Jacksonville Fire Dept. expansion on ballot
JACKSONVILLE — Voters will decide May 18 whether they want to increase the size of the town's fire department.
A measure on the ballot would cap the public safety surcharge but add a property tax levy that would more than double the cost of fire and emergency medical service for some property owners.
The City Council placed the measure on the ballot after several years of discussion about how to fund those services and how many people should be employed to staff them. Property owners now pay a $20 monthly surcharge, which city officials say is inadequate to support the 4.5-person department. Department reserves are used to make up the shortfall.
Passage of the measure would create an eight-person fire department, lock in the current surcharge for five years and initiate a tax levy estimated at $1.29 for each $1,000 of assessed valuation. If passed, the measure would take effect in July.
An owner of a home valued at $200,000 would pay $258 per year through the levy and $240 for the surcharge for a total cost of $498 per year. Presently, the same homeowner pays the $20 per month surcharge, or $240 annually.
A majority of department calls are for emergency medical services. Additional personnel would cut response times and increase the number of calls the department can handle. Neighboring emergency service agencies provide backup during busy times.

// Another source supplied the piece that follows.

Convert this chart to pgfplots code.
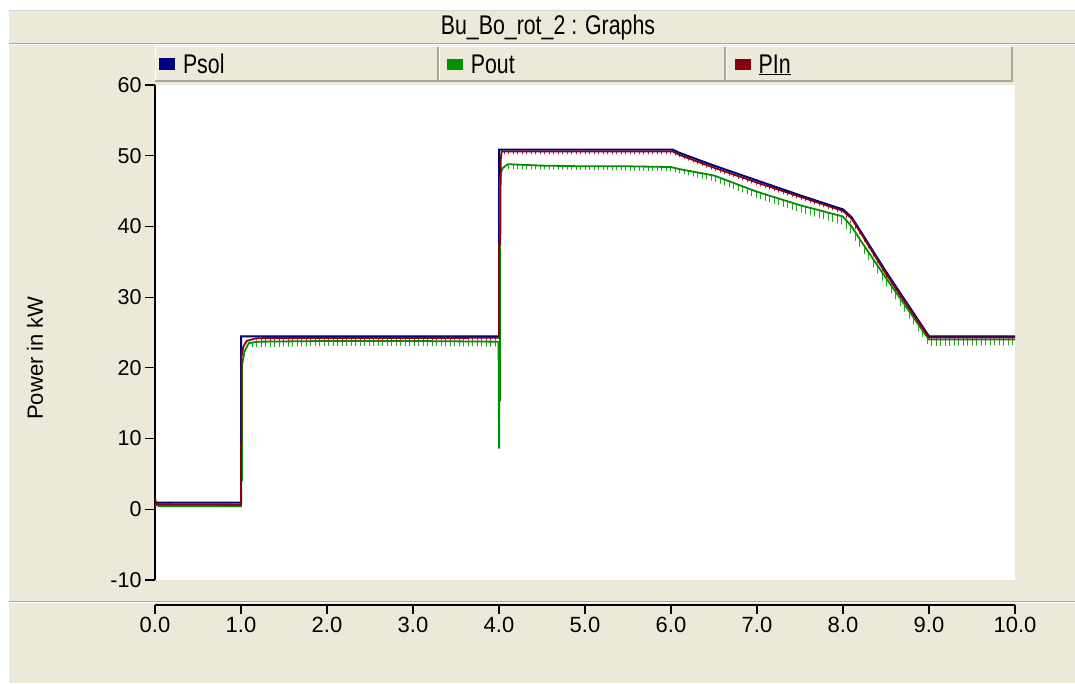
\documentclass[border=0pt]{standalone}
\usepackage{fontspec}
\setmainfont{Liberation Sans}
\newfontfamily\condfont[FakeStretch=0.79]{Liberation Sans}
\usepackage{pgfplots}
\pgfplotsset{compat=1.18}
\usetikzlibrary{patterns.meta}
\definecolor{xpbeige}{HTML}{ECE9D8}
\definecolor{xpgrey}{HTML}{ACA899}
\definecolor{psol}{HTML}{000080}
\definecolor{pout}{HTML}{009000}
\definecolor{poutlight}{HTML}{20A820}
\definecolor{pin}{HTML}{880010}
\begin{document}
\begin{tikzpicture}[x=1pt,y=1pt]
\useasboundingbox (0,0) rectangle (1075,683);
\fill[white] (0,0) rectangle (1075,683);
\fill[xpbeige] (9,0) rectangle (1075,672);
\draw[xpgrey!50, line width=1pt] (9,672.5) -- (1075,672.5);
% title separator
\draw[xpgrey, line width=1.5pt] (9,639.5) -- (1075,639.5);
\draw[white, line width=1pt] (9,638.2) -- (1075,638.2);
% bottom separator
\draw[xpgrey, line width=1.5pt] (9,81.5) -- (1075,81.5);
\draw[white, line width=1pt] (9,80.2) -- (1075,80.2);
% legend cells
\foreach \a/\b in {155/439,439/726,726/1013}{
  \draw[white, line width=1pt] (\a+0.5,602) -- (\a+0.5,636) -- (\b-1,636);
  \draw[xpgrey, line width=2pt] (\a,601.5) -- (\b-1,601.5) -- (\b-1,636);
}
\node[font=\condfont\fontsize{27}{31}\selectfont] at (548,655) {Bu\_Bo\_rot\_2 : Graphs};
\node[rotate=90, font=\fontsize{22}{26}\selectfont] at (35,325) {Power in kW};

\begin{axis}[
  at={(155pt,103pt)}, anchor=south west,
  scale only axis, width=860pt, height=495pt,
  xmin=0, xmax=10, ymin=-10, ymax=60,
  axis x line=none, axis y line*=left,
  axis line style={line width=1.8pt, -},
  axis background/.style={fill=white},
  ytick={-10,0,10,20,30,40,50,60},
  tick align=outside,
  major tick length=10pt,
  ytick style={line width=1.2pt, black},
  /pgf/number format/assume math mode=true,
  yticklabel style={font=\fontsize{21.5}{24}\selectfont},
  legend columns=3,
  legend style={at={(axis description cs:0.00465,1.0202)}, anchor=south west,
    draw=none, fill=none, inner sep=0pt, outer sep=0pt,
    font=\condfont\fontsize{27}{31}\selectfont,
    /tikz/every odd column/.append style={column sep=8pt},
    nodes={inner sep=0pt}},
  legend cell align=left,
  legend image code/.code={\fill (0pt,-5pt) rectangle (14pt,5pt);},
]
% ripple bands
\addplot[draw=none, forget plot, pattern={Lines[angle=90,distance=4.5pt,line width=1pt]}, pattern color=poutlight]
  coordinates {(1.10,23.6) (2.0,23.8) (3.0,23.8) (3.98,23.7) (3.98,23.0) (3.0,23.1) (2.0,23.1) (1.10,22.9)} -- cycle;
\addplot[draw=none, forget plot, pattern={Lines[angle=90,distance=4.5pt,line width=1pt]}, pattern color=poutlight]
  coordinates {(4.10,48.8) (5.0,48.5) (6.0,48.4) (6.5,47.2) (7.0,44.9) (7.5,43.0) (8.0,41.4) (8.1,40.0) (8.2,38.1) (8.5,32.7) (9.0,24.0) (10.0,24.0)
  (10.0,23.2) (9.0,23.1) (8.5,31.6) (8.2,37.0) (8.1,38.8) (8.0,40.2) (7.5,42.0) (7.0,44.0) (6.5,46.4) (6.0,47.8) (5.0,48.0) (4.10,48.1)} -- cycle;

\addplot[color=psol, line width=2pt] coordinates {
 (0,0.95) (1.0,0.95) (1.0,24.45) (4.0,24.45) (4.0,50.85) (6.02,50.85) (6.1,50.4) (6.3,49.5) (6.5,48.6)
 (7.0,46.5) (7.5,44.4) (8.0,42.4) (8.1,41.3) (8.2,39.4) (8.5,33.6) (9.0,24.45) (10,24.45)};
\addlegendentry{\makebox[264pt][l]{Psol}}

\addplot[color=pout, line width=1.8pt] coordinates {
 (0,0.45) (0.02,0.7) (0.04,0.45) (1.0,0.45) (1.0,4.1) (1.01,4.1) (1.01,20.2) (1.04,22.3) (1.09,23.5) (1.2,23.7)
 (2.0,23.8) (3.0,23.8) (3.995,23.7) (4.0,8.7) (4.003,8.7) (4.003,15.4) (4.01,15.4) (4.012,46.1) (4.02,47.5)
 (4.04,48.2) (4.1,48.8) (4.5,48.6) (5.0,48.5) (5.5,48.5) (6.0,48.4) (6.1,48.1) (6.5,47.2) (7.0,44.9)
 (7.5,43.0) (8.0,41.4) (8.1,40.0) (8.2,38.1) (8.5,32.7) (9.0,24.0) (10,24.0)};
\addlegendentry{\makebox[264pt][l]{Pout}}

\addplot[draw=none, forget plot, pattern={Lines[angle=90,distance=4.5pt,line width=0.9pt]}, pattern color=pin!80]
  coordinates {(1.18,24.2) (4.0,24.25) (4.0,23.85) (1.18,23.8)} -- cycle;
\addplot[draw=none, forget plot, pattern={Lines[angle=90,distance=4.5pt,line width=0.9pt]}, pattern color=pin!80]
  coordinates {(4.03,50.6) (6.02,50.6) (6.5,48.3) (7.0,46.2) (7.5,44.2) (8.0,42.2) (8.2,39.2) (8.5,33.3) (9.0,24.3) (10,24.3)
  (10,23.9) (9.0,23.9) (8.5,32.9) (8.2,38.8) (8.0,41.8) (7.5,43.8) (7.0,45.8) (6.5,47.9) (6.02,50.2) (4.03,50.2)} -- cycle;

\addplot[color=pin, line width=1.8pt] coordinates {
 (0,1.5) (0.02,0.7) (1.0,0.65) (1.0,9.3) (1.005,9.3) (1.005,21.6) (1.027,23.0) (1.066,23.8) (1.18,24.2)
 (4.0,24.25) (4.0,37.5) (4.015,37.5) (4.02,49.4) (4.03,50.6) (6.02,50.6) (6.1,50.1) (6.3,49.2) (6.5,48.3)
 (7.0,46.2) (7.5,44.2) (8.0,42.2) (8.1,41.1) (8.2,39.2) (8.5,33.3) (9.0,24.3) (10,24.3)};
\addlegendentry{\makebox[264pt][l]{\underline{PIn}}}
\end{axis}

\begin{axis}[
  at={(155pt,78pt)}, anchor=south west,
  scale only axis, width=860pt, height=10pt,
  xmin=0, xmax=10, ymin=0, ymax=1,
  axis x line*=bottom, axis y line=none,
  axis line style={line width=1.8pt, -},
  xtick={0,1,2,3,4,5,6,7,8,9,10},
  xticklabels={0.0,1.0,2.0,3.0,4.0,5.0,6.0,7.0,8.0,9.0,10.0},
  tick align=outside, major tick length=9pt,
  xtick style={line width=1.2pt, black},
  xticklabel style={font=\fontsize{22}{26}\selectfont},
]
\addplot[draw=none] coordinates {(0,0.5) (10,0.5)};
\end{axis}
\end{tikzpicture}
\end{document}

City residents such as Russ Kennedy oppose the measure.
"My thought is that every government entity — city, county, state and federal — should be ... reducing costs and head count and salaries," Kennedy said. "If they want to increase costs in certain departments, such as the fire department, they ought to be reducing costs in other departments to compensate."
Kennedy said adding staff would add about $200,000 in annual payroll costs while noting that levy alone will raise $420,000 per year.
He rates medical response as good.
"I respect their desire to have an A-plus service rating, but a B-minus is adequate," said Kennedy.
Others, such as Art Krueger, support the levy.
"At this point, I feel it's essential that it pass," said Krueger. "We do not have other choices, but we need to consider it a temporary fix."
Krueger said the need to go to a vote on the issue is a red-flag warning about past management and decision-making, but he still supports the levy. Changes in rules and regulations require more sophisticated training for firefighters, but the city missed grants to fund the training and did not take care of essentials, he said.
Should the measure fail, the City Council could decide to increase the surcharge. The fee would need to increase to $31 per month ($372 annually) to support the department. To fund an eight-person department, the charge would need to go to $45 per month ($540 annually).
City officials considered joining Jackson County Fire District No. 3, which already includes Central Point, Eagle Point, White City, Gold Hill and neighboring rural areas. The fire district rejected that option in July 2009, saying it would not be economical.
The City Council in January proposed an 11-person fire department, but scaled back that idea after citizens opposed the cost. Only fire services are financed with the surcharge.
The measure does not address the need for a new fire station. The existing building would not be safe in the event of an earthquake.